360 feedback is a system in which employees receive confidential, anonymous feedback from those with whom they interact the most. This includes peers, cross-departmental colleagues, customers, managers, and even themselves. The process ensures the employee's manager (who functions as a filter or middle-man preventing employees from sharing direct feedback with one another) can draw off of multiple perspectives and objectively evaluate their employee's overall effectiveness.

As you can imagine, the idea can be intimidating. Employees have to rate their colleagues and managers have to open themselves up to constructive criticism. Nevertheless, if you can get past the challenges, the transparency that comes from 360s can be transformational.

In April's edition of HR Grapevine, Elva Ainsworth, CEO and founder of Talent Innovations, discusses four ways to know if your organization is ready for 360 reviews.

1. Intention to grow

Nothing could be farther away from the status-quo than a 360. The entire idea is to encourage career/team development, continuous improvement, and to uncover additional opportunities to support the company's mission. In other words, if you can't commit to employee growth and development, then 360s aren't for you.

2. Emotional openness

The biggest enemy of emotional intelligence, the ability to recognize and manage emotions, is pride. Those who keep their egos in check and embrace objective feedback significantly increase their effectiveness as leaders. If not, they can close themselves off to advice vital for success. 360s require an environment where managers are emotionally mature and open to constructive criticism.
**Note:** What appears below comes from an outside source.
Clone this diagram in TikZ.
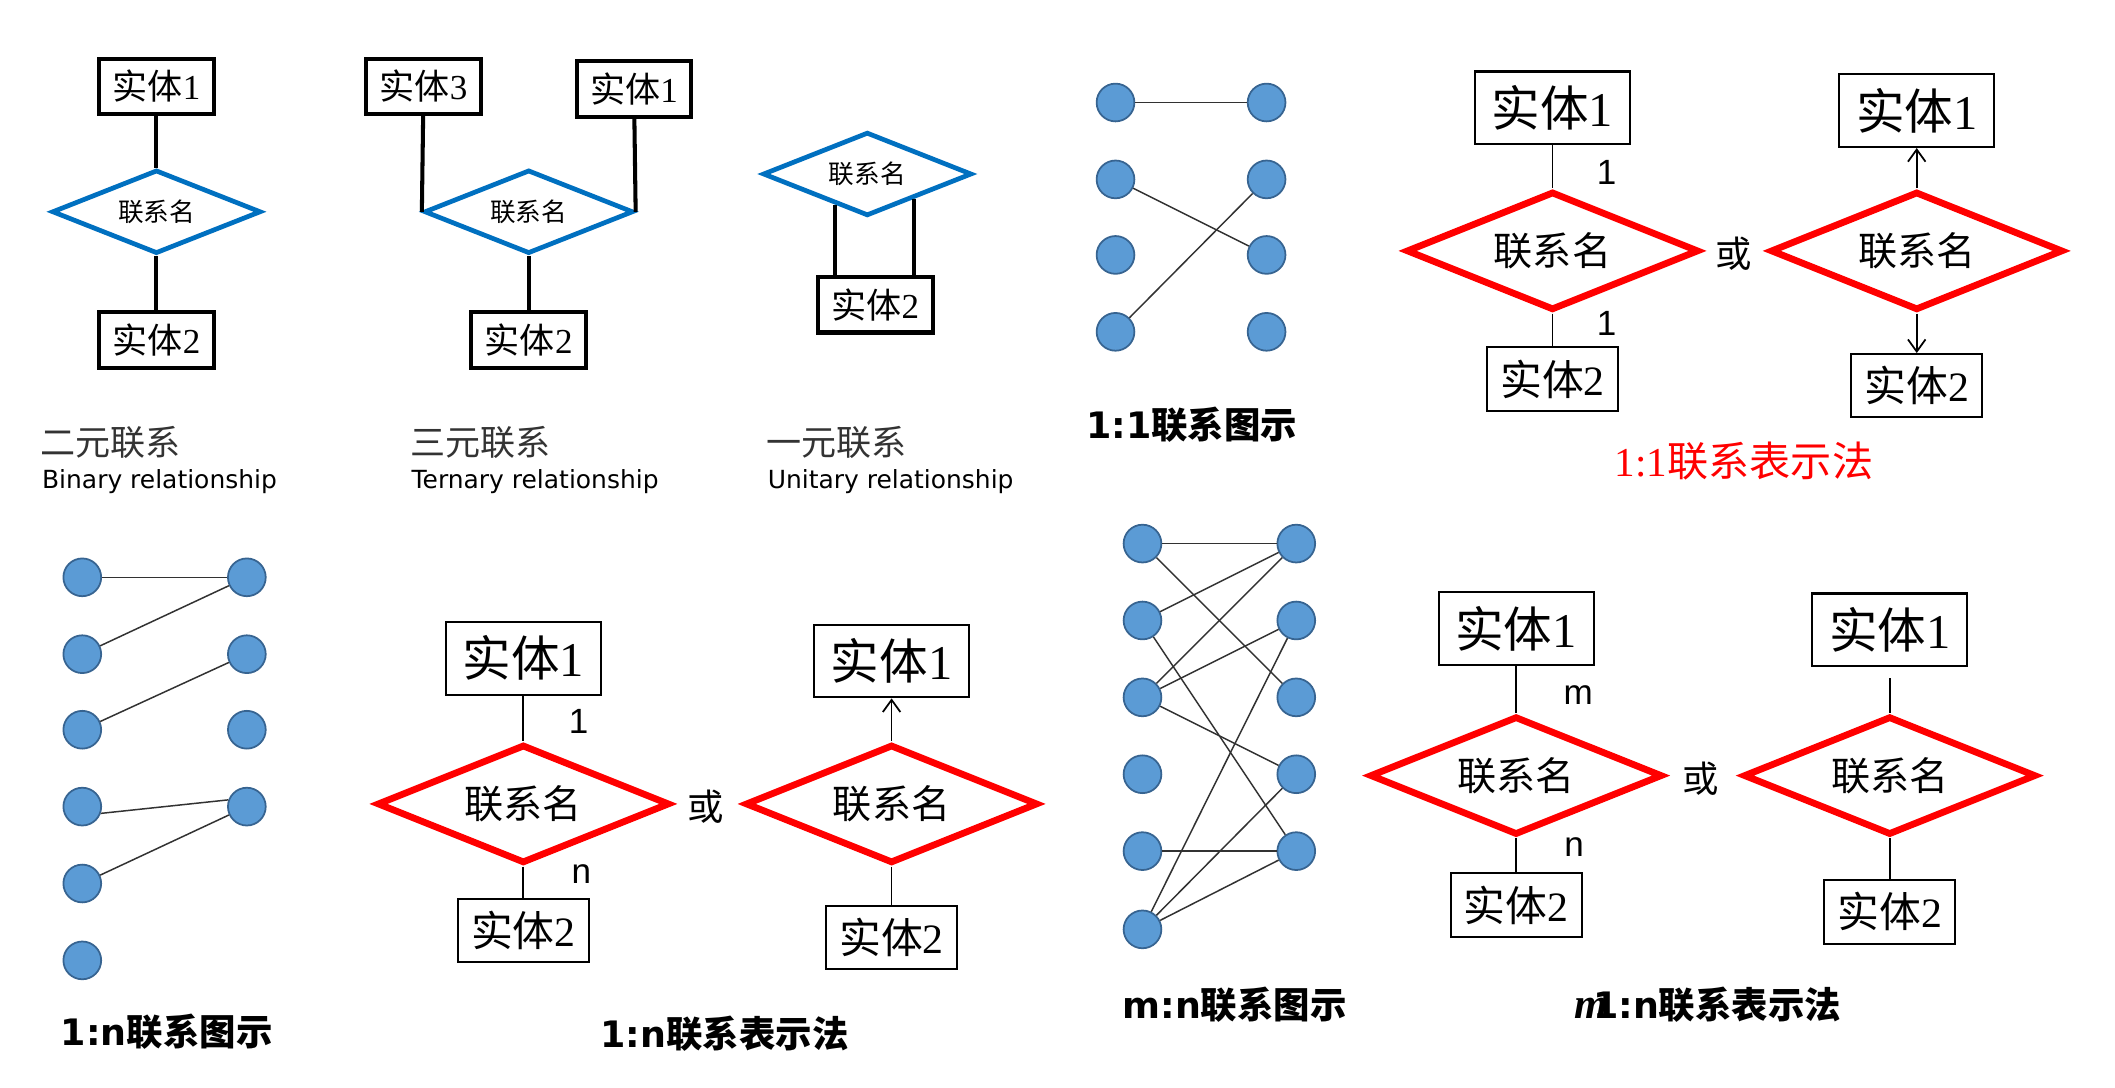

3. Integration and support

For 360s to be useful, you have to integrate their data with other support mechanisms and performance management tools. Without an avenue to address the feedback, the 360 process is counterproductive. If your organization can't help employees remedy their deficiencies, then you're not ready for 360 reviews.

4. Senior engagement

Without top leader's support, the strategic impact of 360s will be insignificant. If your senior leaders aren't engaged in the process, then the rest of the organization will have a hard time taking the exercise seriously. 360s are an all or nothing type of ambition.
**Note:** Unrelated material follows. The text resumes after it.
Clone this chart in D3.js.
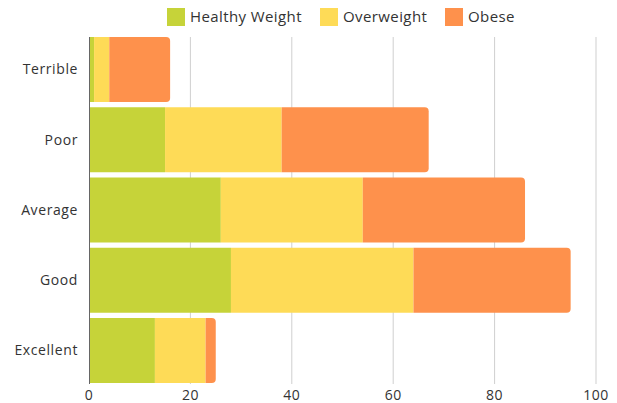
<!DOCTYPE html>
<html>
<head>
<meta charset="utf-8">
<script src="https://cdn.jsdelivr.net/npm/d3@7"></script>
<style>
  body { margin: 0; background: #fff; }
  text { font-family: "Open Sans", "Noto Sans", sans-serif; fill: #333; }
</style>
</head>
<body>
<div class="graph"></div>
<script>
// ratings and the three weight groups
const categories = ["Terrible", "Poor", "Average", "Good", "Excellent"];
const seriesNames = ["Healthy Weight", "Overweight", "Obese"];
const healthy = [1, 15, 26, 28, 13];
const overweight = [3, 23, 28, 36, 10];
const obese = [12, 29, 32, 31, 2];
const xTicks = [0, 20, 40, 60, 80, 100];

const colors = ["#c6d339", "#fedb57", "#fe914c"];

let width = 617, height = 403;

let rows = categories.map((c, i) => ({
    cat: c, "Healthy Weight": healthy[i], "Overweight": overweight[i], "Obese": obese[i]
}));
let stacked = d3.stack().keys(seriesNames)(rows);

let x = d3.scaleLinear().domain([0, 100]).range([89, 596]);
let y = d3.scaleBand().domain(categories).range([37, 383]).paddingInner(0.075).paddingOuter(0);

let svg = d3.select(".graph").append("svg")
    .attr("width", width).attr("height", height);

// grid lines
svg.append("g").selectAll("line")
    .data(xTicks.slice(1))
    .join("line")
    .attr("x1", d => x(d)).attr("x2", d => x(d))
    .attr("y1", 37).attr("y2", 384)
    .attr("stroke", "#cfcfcf").attr("stroke-width", 1);

// rounded right end for the last segment
let roundRight = (x0, y0, w, h, r) => {
    r = Math.min(r, w);
    return "M" + x0 + "," + y0 +
        "H" + (x0 + w - r) +
        "Q" + (x0 + w) + "," + y0 + " " + (x0 + w) + "," + (y0 + r) +
        "V" + (y0 + h - r) +
        "Q" + (x0 + w) + "," + (y0 + h) + " " + (x0 + w - r) + "," + (y0 + h) +
        "H" + x0 + "Z";
};

stacked.forEach((layer, li) => {
    svg.append("g").selectAll("path")
        .data(layer)
        .join("path")
        .attr("fill", colors[li])
        .attr("d", d => {
            let x0 = x(d[0]), w = x(d[1]) - x(d[0]);
            let y0 = y(d.data.cat), h = y.bandwidth();
            if (li === 2) return roundRight(x0, y0, w, h, 4);
            return "M" + x0 + "," + y0 + "h" + w + "v" + h + "h" + (-w) + "Z";
        });
});

// left axis line
svg.append("line")
    .attr("x1", 89.5).attr("x2", 89.5).attr("y1", 37).attr("y2", 384)
    .attr("stroke", "#666").attr("stroke-width", 1);

// category labels
svg.append("g").selectAll("text")
    .data(categories)
    .join("text")
    .attr("x", 78)
    .attr("y", d => y(d) + y.bandwidth() / 2)
    .attr("dy", "0.35em")
    .attr("text-anchor", "end")
    .style("font-size", "14px")
    .style("letter-spacing", "0.6px")
    .text(d => d);

// x tick labels
svg.append("g").selectAll("text")
    .data(xTicks)
    .join("text")
    .attr("x", d => x(d))
    .attr("y", 395)
    .attr("dy", "0.35em")
    .attr("text-anchor", "middle")
    .style("font-size", "14px")
    .style("letter-spacing", "0.5px")
    .text(d => d);

// legend
let legendX = [167, 320, 445];
let legend = svg.append("g").selectAll("g")
    .data(seriesNames)
    .join("g")
    .attr("transform", (d, i) => "translate(" + legendX[i] + ",8)");
legend.append("rect")
    .attr("width", 18).attr("height", 18)
    .attr("fill", (d, i) => colors[i]);
legend.append("text")
    .attr("x", 23).attr("y", 9).attr("dy", "0.35em")
    .style("font-size", "15px")
    .style("letter-spacing", "0.4px")
    .text(d => d);
</script>
</body>
</html>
Although 360s can be impactful, they are not the answer for every organization. If the right conditions don't exist, 360s can cause excess paperwork, skewed data, and become overly negative. However, if done right, Ainsworth says, "the process can transform the lowest self-esteem into confidence or the toughest skin into mature self-awareness."

The One Question

Last, let's take a look at the one question that lead to the most open and constructive development conversation I've ever had. My manager asked me this:

"If you could create your dream job, how would you write the job description?"
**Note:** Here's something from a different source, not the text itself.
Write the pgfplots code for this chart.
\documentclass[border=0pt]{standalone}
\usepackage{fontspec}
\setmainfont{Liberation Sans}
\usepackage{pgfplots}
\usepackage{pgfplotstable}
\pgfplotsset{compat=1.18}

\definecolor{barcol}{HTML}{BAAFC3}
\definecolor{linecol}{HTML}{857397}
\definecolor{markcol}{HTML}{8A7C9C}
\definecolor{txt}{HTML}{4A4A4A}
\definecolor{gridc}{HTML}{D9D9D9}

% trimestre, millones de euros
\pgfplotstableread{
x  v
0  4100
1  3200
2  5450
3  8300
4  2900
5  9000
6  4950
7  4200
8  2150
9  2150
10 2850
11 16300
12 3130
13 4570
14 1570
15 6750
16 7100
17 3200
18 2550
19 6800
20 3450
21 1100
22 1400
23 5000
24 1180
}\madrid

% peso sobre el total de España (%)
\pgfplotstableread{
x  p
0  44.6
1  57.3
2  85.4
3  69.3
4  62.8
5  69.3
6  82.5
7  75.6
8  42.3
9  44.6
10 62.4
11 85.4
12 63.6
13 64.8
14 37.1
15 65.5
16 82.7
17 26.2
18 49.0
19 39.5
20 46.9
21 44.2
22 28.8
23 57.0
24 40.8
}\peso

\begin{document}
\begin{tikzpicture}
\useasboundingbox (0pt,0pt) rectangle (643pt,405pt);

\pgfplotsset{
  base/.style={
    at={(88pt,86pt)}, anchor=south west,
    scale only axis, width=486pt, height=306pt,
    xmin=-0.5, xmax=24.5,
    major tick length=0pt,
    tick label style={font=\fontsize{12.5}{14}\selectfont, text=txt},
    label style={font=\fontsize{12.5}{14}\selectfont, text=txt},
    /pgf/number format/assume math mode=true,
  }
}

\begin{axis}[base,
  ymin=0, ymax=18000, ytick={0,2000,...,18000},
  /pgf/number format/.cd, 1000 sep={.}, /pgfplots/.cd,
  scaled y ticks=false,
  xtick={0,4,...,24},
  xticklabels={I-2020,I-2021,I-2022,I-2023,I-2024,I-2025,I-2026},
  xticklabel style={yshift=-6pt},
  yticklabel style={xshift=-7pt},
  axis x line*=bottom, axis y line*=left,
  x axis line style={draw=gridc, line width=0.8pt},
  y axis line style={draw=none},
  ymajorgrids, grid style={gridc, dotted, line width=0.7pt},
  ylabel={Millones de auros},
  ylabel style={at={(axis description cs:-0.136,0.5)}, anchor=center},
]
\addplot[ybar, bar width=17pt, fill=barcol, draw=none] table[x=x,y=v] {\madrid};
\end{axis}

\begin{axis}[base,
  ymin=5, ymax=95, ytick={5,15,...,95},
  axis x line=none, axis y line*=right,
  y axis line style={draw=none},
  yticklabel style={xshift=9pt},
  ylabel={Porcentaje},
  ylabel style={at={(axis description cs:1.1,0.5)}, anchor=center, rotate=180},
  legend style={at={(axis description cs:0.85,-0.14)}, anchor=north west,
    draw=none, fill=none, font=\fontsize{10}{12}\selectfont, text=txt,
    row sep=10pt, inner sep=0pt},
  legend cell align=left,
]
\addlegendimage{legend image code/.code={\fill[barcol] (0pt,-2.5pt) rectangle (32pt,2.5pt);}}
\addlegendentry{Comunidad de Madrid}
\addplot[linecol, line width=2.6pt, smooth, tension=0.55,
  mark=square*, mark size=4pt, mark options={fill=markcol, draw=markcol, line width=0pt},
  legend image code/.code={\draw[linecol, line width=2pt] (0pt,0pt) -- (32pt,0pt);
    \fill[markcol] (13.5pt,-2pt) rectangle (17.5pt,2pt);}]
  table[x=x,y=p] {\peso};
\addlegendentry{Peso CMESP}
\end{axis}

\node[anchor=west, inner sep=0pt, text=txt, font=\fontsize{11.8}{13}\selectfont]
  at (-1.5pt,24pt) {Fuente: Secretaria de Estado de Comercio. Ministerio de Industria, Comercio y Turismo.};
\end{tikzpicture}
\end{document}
I was blown away. The truth is, in all my other development discussions, I had always tried to keep the discussion centered around what I thought my manager wanted to hear. I was terrified that if I was honest, my responses would seclude me from projects, development opportunities, or even worse, my manager's favor. Instead, this question did the following:

  • Brought down the shield. I was immediately disarmed as the conversation moved away from my manager and focused on my personal goals. I was encouraged to be open and honest about the areas of the organization that interested me the most.
  • Allowed my manager to channel my internal motivation and redirect it toward team projects that touched on the areas I enjoyed the most. Believe me; it's much easier to leverage preexisting motivation than to regenerate it for every new project.
  • Encouraged me to accept constructive criticism and advice as the conversation took the form of mentoring rather than dictating.
  • Permitted me to have a plan of attack and explore self-directed learning & development plans. I don't know if it's just me, but I have a much higher retention rate with information that I'm interested in.

The essence of a great manager is someone who doesn't have to continually motivate their employees, but rather uncovers their internal passions and leverages them. They give them something to believe in. This is the only way to create sustainable motivation and engagement.